◆ SHORT PROBLEM:
Transcribe each line of the material as it is, and drop any picture.

◆ DATA EXCERPT:
- - -

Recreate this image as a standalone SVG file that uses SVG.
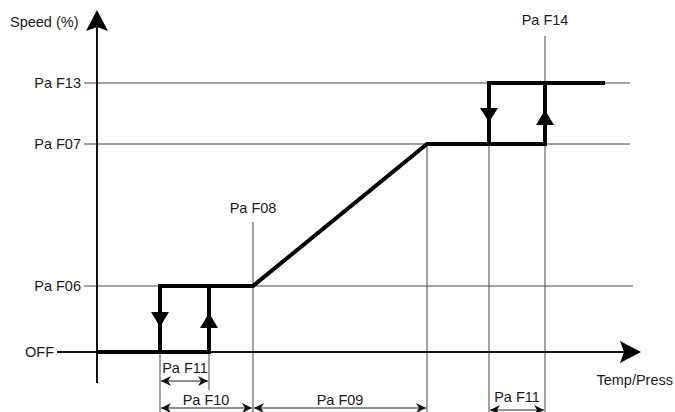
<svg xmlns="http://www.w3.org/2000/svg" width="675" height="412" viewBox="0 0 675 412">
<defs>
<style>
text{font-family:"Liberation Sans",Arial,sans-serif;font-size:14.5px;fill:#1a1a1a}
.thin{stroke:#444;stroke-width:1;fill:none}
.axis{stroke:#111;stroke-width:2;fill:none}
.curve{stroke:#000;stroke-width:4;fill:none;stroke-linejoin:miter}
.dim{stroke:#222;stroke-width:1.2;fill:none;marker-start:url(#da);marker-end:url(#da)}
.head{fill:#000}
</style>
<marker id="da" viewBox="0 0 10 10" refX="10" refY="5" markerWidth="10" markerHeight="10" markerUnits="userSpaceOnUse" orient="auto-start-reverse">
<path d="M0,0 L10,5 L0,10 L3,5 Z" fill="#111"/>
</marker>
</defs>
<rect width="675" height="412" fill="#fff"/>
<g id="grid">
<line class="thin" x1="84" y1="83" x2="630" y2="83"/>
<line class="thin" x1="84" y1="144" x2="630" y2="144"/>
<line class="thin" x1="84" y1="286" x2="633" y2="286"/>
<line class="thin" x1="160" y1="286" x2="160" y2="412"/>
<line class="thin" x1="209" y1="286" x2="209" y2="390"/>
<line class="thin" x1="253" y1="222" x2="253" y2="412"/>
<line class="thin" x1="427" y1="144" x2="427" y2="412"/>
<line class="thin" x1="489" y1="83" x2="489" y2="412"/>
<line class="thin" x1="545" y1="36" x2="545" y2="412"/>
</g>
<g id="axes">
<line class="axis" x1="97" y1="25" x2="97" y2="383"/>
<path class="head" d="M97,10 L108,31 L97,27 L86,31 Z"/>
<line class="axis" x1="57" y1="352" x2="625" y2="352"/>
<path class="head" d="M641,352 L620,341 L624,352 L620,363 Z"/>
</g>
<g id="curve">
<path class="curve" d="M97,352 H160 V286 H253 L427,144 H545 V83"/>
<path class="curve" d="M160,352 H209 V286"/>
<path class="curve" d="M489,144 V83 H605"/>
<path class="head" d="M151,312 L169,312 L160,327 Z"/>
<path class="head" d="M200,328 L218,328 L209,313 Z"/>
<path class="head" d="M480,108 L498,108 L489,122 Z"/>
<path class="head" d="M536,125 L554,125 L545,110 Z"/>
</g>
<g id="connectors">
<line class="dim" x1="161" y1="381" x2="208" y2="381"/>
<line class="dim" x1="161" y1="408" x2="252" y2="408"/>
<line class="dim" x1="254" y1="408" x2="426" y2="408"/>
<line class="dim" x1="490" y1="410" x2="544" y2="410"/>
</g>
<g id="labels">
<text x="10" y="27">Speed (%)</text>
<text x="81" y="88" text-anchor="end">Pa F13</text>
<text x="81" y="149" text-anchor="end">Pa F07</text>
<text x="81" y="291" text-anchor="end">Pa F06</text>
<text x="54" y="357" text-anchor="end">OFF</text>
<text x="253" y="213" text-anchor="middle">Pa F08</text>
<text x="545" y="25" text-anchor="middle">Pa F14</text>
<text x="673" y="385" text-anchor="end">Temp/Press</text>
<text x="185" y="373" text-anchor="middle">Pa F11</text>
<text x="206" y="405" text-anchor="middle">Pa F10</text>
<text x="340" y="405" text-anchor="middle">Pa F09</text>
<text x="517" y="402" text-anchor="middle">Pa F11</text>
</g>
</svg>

- - -

◆ THE RESPONSE:
Recreate this image as a standalone SVG file that uses SVG.
<svg xmlns="http://www.w3.org/2000/svg" width="675" height="412" viewBox="0 0 675 412">
<defs>
<style>
text{font-family:"Liberation Sans",Arial,sans-serif;font-size:14.5px;fill:#1a1a1a}
.thin{stroke:#444;stroke-width:1;fill:none}
.axis{stroke:#111;stroke-width:2;fill:none}
.curve{stroke:#000;stroke-width:4;fill:none;stroke-linejoin:miter}
.dim{stroke:#222;stroke-width:1.2;fill:none;marker-start:url(#da);marker-end:url(#da)}
.head{fill:#000}
</style>
<marker id="da" viewBox="0 0 10 10" refX="10" refY="5" markerWidth="10" markerHeight="10" markerUnits="userSpaceOnUse" orient="auto-start-reverse">
<path d="M0,0 L10,5 L0,10 L3,5 Z" fill="#111"/>
</marker>
</defs>
<rect width="675" height="412" fill="#fff"/>
<g id="grid">
<line class="thin" x1="84" y1="83" x2="630" y2="83"/>
<line class="thin" x1="84" y1="144" x2="630" y2="144"/>
<line class="thin" x1="84" y1="286" x2="633" y2="286"/>
<line class="thin" x1="160" y1="286" x2="160" y2="412"/>
<line class="thin" x1="209" y1="286" x2="209" y2="390"/>
<line class="thin" x1="253" y1="222" x2="253" y2="412"/>
<line class="thin" x1="427" y1="144" x2="427" y2="412"/>
<line class="thin" x1="489" y1="83" x2="489" y2="412"/>
<line class="thin" x1="545" y1="36" x2="545" y2="412"/>
</g>
<g id="axes">
<line class="axis" x1="97" y1="25" x2="97" y2="383"/>
<path class="head" d="M97,10 L108,31 L97,27 L86,31 Z"/>
<line class="axis" x1="57" y1="352" x2="625" y2="352"/>
<path class="head" d="M641,352 L620,341 L624,352 L620,363 Z"/>
</g>
<g id="curve">
<path class="curve" d="M97,352 H160 V286 H253 L427,144 H545 V83"/>
<path class="curve" d="M160,352 H209 V286"/>
<path class="curve" d="M489,144 V83 H605"/>
<path class="head" d="M151,312 L169,312 L160,327 Z"/>
<path class="head" d="M200,328 L218,328 L209,313 Z"/>
<path class="head" d="M480,108 L498,108 L489,122 Z"/>
<path class="head" d="M536,125 L554,125 L545,110 Z"/>
</g>
<g id="connectors">
<line class="dim" x1="161" y1="381" x2="208" y2="381"/>
<line class="dim" x1="161" y1="408" x2="252" y2="408"/>
<line class="dim" x1="254" y1="408" x2="426" y2="408"/>
<line class="dim" x1="490" y1="410" x2="544" y2="410"/>
</g>
<g id="labels">
<text x="10" y="27">Speed (%)</text>
<text x="81" y="88" text-anchor="end">Pa F13</text>
<text x="81" y="149" text-anchor="end">Pa F07</text>
<text x="81" y="291" text-anchor="end">Pa F06</text>
<text x="54" y="357" text-anchor="end">OFF</text>
<text x="253" y="213" text-anchor="middle">Pa F08</text>
<text x="545" y="25" text-anchor="middle">Pa F14</text>
<text x="673" y="385" text-anchor="end">Temp/Press</text>
<text x="185" y="373" text-anchor="middle">Pa F11</text>
<text x="206" y="405" text-anchor="middle">Pa F10</text>
<text x="340" y="405" text-anchor="middle">Pa F09</text>
<text x="517" y="402" text-anchor="middle">Pa F11</text>
</g>
</svg>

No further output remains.